Understanding Trajectory Planning

Trajectory planning is a fundamental concept in robotics and autonomous systems, focusing on determining a feasible path for a robot to follow. This involves computing the sequence of positions or configurations that a robot must achieve over time to reach a specific goal from a starting point. The primary objective here is to ensure that the path is collision-free, efficient, and adheres to any specified constraints such as speed limits or energy consumption.

In practice, trajectory planning takes into account the environment in which the robot operates. For instance, a robot in a factory needs to avoid obstacles like machinery, walls, and even human workers. Various algorithms, such as A* or Rapidly-exploring Random Trees (RRT), are employed to generate these paths.
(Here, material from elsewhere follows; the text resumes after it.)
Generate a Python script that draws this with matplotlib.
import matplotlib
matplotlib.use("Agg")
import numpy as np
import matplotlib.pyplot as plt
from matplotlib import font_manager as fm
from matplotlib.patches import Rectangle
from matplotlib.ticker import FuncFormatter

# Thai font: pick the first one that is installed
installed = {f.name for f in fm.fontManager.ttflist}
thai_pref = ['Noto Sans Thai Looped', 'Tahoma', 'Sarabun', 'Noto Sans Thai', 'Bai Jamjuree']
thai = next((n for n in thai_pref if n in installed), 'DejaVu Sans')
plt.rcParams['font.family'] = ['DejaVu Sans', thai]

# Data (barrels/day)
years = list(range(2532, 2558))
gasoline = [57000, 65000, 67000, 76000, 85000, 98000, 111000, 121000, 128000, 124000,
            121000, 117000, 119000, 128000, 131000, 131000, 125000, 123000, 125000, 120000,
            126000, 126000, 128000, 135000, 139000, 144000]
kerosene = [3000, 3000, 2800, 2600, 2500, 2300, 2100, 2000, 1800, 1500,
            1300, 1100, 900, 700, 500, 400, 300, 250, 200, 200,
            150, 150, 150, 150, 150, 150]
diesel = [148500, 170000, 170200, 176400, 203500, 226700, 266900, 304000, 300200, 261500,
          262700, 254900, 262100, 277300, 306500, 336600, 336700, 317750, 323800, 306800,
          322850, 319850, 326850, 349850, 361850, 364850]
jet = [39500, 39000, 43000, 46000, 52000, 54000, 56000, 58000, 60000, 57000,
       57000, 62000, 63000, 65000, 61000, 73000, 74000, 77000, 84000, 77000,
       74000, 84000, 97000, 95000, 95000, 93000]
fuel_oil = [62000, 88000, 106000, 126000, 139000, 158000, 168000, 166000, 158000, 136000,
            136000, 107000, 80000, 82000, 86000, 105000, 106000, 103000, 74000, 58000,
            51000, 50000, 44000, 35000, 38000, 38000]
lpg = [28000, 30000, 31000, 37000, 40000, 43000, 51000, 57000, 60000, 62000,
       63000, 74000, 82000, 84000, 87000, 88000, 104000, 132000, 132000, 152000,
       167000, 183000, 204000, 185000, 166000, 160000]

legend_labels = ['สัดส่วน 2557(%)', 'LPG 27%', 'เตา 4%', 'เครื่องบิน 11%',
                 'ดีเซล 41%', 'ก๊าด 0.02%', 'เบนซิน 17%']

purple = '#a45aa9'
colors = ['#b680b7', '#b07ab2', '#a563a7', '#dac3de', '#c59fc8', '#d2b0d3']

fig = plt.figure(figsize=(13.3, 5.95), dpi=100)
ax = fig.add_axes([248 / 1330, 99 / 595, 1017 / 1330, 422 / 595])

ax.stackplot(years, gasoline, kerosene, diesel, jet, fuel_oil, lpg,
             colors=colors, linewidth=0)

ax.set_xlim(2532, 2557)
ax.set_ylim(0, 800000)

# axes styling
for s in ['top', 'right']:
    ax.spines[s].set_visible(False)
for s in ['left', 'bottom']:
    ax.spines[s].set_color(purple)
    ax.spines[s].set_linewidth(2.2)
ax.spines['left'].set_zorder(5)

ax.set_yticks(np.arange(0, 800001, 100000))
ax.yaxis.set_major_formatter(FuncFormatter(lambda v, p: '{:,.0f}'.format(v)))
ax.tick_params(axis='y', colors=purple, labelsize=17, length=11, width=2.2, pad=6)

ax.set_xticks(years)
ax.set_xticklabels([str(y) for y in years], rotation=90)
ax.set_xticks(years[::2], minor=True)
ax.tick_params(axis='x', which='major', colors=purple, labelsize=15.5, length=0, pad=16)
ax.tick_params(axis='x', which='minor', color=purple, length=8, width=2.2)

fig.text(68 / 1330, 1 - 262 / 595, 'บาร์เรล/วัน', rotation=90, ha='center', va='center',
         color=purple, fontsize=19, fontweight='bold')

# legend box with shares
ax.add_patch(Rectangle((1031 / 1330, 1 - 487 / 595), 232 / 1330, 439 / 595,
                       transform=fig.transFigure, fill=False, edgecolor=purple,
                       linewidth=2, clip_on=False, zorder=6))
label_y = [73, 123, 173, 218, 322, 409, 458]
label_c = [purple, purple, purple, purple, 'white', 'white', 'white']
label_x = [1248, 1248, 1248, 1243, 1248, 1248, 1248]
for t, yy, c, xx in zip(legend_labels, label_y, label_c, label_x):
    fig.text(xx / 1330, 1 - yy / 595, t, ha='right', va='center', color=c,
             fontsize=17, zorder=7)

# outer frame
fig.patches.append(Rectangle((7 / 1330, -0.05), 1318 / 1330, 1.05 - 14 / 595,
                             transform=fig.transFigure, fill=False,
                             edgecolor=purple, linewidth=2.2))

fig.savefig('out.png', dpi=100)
The planning process might also consider dynamic environments where obstacles can move, requiring real-time updates to the trajectory.

Key Challenges in Trajectory Planning

One of the significant challenges in trajectory planning is dealing with the computational complexity. As the environment becomes more complex, the computational demands increase, necessitating efficient algorithms. Additionally, planners must address the trade-off between optimality and computational speed. An optimal path minimizes cost, such as time or energy, but finding such a path can be computationally expensive.
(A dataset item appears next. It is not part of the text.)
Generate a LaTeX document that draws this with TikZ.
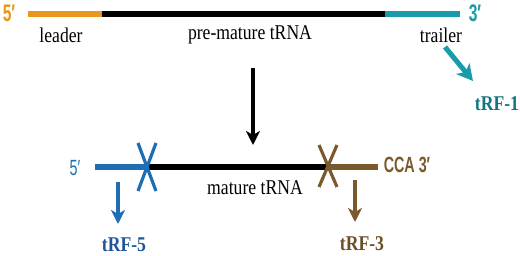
\documentclass[tikz,border=0pt]{standalone}
\usepackage{fontspec}
\setmainfont{Liberation Serif}
\newfontfamily\condserif[FakeStretch=0.84]{Liberation Serif}
\newfontfamily\condsans[FakeStretch=0.65]{Liberation Sans}
\usepackage{tikz}
\usetikzlibrary{arrows.meta}
\definecolor{leadercolor}{HTML}{E8961E}
\definecolor{trailercolor}{HTML}{1A9BAA}
\definecolor{fivecolor}{HTML}{1F6DB3}
\definecolor{threecolor}{HTML}{7A5A2C}
\definecolor{trfonecolor}{HTML}{137482}
\definecolor{trffivecolor}{HTML}{1F569A}
\definecolor{trfthreecolor}{HTML}{6B4E26}
\tikzset{
    strand/.style={line width=2.6pt},
    cut/.style={line width=1.6pt},
    split/.style={line width=1.6pt, -{Stealth[length=7pt, width=7pt, inset=2pt]}},
    lbl/.style={font=\condserif\fontsize{10.5}{12}\selectfont},
    trf/.style={font=\condserif\bfseries\fontsize{10.5}{12}\selectfont},
    endlbl/.style={font=\condsans\fontsize{11}{12}\selectfont}
}

\begin{document}
\begin{tikzpicture}[x=0.5pt, y=-0.5pt, every node/.style={inner sep=0pt}]
    \useasboundingbox (0,0) rectangle (520,256);

    % Pre-mature tRNA
    \coordinate (lead) at (28,14);
    \coordinate (body) at (102,14);
    \coordinate (trail) at (385,14);
    \coordinate (tail) at (460,14);
    \draw[strand, leadercolor] (lead) -- (body);
    \draw[strand, black] (body) -- (trail);
    \draw[strand, trailercolor] (trail) -- (tail);
    \node[endlbl, font=\condsans\bfseries\fontsize{12}{12}\selectfont, color=leadercolor] (fiveP) at (9,13) {5′};
    \node[endlbl, font=\condsans\bfseries\fontsize{12}{12}\selectfont, color=trailercolor] (threeP) at (475,13) {3′};
    \node[lbl] (leader) at (61,35) {leader};
    \node[lbl] (pre) at (250,35) {pre-mature tRNA};
    \node[lbl] (trailer) at (441,35) {trailer};

    % Trailer cleaved off
    \coordinate (tstart) at (445,47);
    \coordinate (tend) at (473,81);
    \draw[split, line width=2.5pt, trailercolor, -{Stealth[length=8pt, width=8.5pt, inset=2.2pt]}] (tstart) -- (tend);
    \node[trf, color=trfonecolor] (trfone) at (497,104) {tRF-1};

    % Processing
    \coordinate (ptop) at (253,68);
    \coordinate (pbot) at (253,145);
    \draw[split, black] (ptop) -- (pbot);

    % Mature tRNA
    \coordinate (mfive) at (95,167);
    \coordinate (cutA) at (147,167);
    \coordinate (cutB) at (328,167);
    \coordinate (mthree) at (378,167);
    \draw[strand, fivecolor] (mfive) -- (cutA);
    \draw[strand, black] (cutA) -- (cutB);
    \draw[strand, threecolor] (cutB) -- (mthree);
    \draw[cut, fivecolor] (138,143) -- (156,191) (156,143) -- (138,191);
    \draw[cut, threecolor] (319,145) -- (337,187) (337,145) -- (319,187);
    \node[endlbl, color=fivecolor] (mfiveP) at (75,168) {5′};
    \node[endlbl, font=\condsans\bfseries\fontsize{11}{12}\selectfont, color=threecolor] (cca) at (407,165) {CCA 3′};
    \node[lbl] (mature) at (255,188) {mature tRNA};

    % Fragments
    \coordinate (fA) at (118,182);
    \coordinate (fB) at (118,224);
    \draw[split, fivecolor] (fA) -- (fB);
    \node[trf, color=trffivecolor] (trffive) at (124,245) {tRF-5};
    \coordinate (gA) at (355,180);
    \coordinate (gB) at (355,222);
    \draw[split, threecolor] (gA) -- (gB);
    \node[trf, color=trfthreecolor] (trfthree) at (362,244) {tRF-3};
\end{tikzpicture}
\end{document}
Another challenge lies in the uncertainty of real-world environments. Sensors may not provide accurate or complete data, leading to a need for robust planning techniques that can handle uncertainties. Planners often incorporate probabilistic methods to account for these uncertainties, ensuring that the robot can still accomplish its tasks despite incomplete or noisy data.

The Role of Control in Robotics

While trajectory planning is about deciding the path, control is about executing it. Control systems are responsible for ensuring that the robot follows the planned trajectory accurately. This involves continuously adjusting the robot's actuators, such as motors or servos, to adhere to the desired path.

Control systems can be divided into two primary categories: open-loop and closed-loop. Open-loop control executes commands without feedback, which can be problematic if disturbances affect the system. On the other hand, closed-loop control uses feedback from sensors to adjust the commands in real-time, making it more robust to changes and uncertainties in the environment.

Distinguishing Features of Control Systems

A critical aspect of control is stability. A control system must ensure that the robot remains stable and does not deviate significantly from its intended path. This is achieved through designing controllers that can handle disturbances and unanticipated changes in the environment.

Moreover, control systems need to address the dynamics of the robot. Unlike trajectory planning, which typically considers kinematics (motion without regard to forces), control must manage the forces and torques involved, especially in systems where high precision is required, like robotic arms or drones.

Integration of Planning and Control

In robotics, trajectory planning and control must work seamlessly together to achieve desired outcomes. Planners provide the high-level path that considers the environment and constraints, while controllers manage the low-level execution, ensuring accuracy and stability.

For effective integration, robots often employ hierarchical structures where planning and control operate at different levels but communicate continuously. Advances in technology are increasingly blurring the lines between planning and control, with systems that can adjust plans in real-time based on feedback, enhancing the overall adaptability and intelligence of robots.

Conclusion

Both trajectory planning and control are indispensable components of robotic systems. While they serve distinct purposes, their combined effectiveness is what enables robots to perform complex tasks safely and efficiently. Understanding the differences and interplay between these two areas is crucial for developing sophisticated autonomous systems capable of operating in dynamic and unpredictable environments.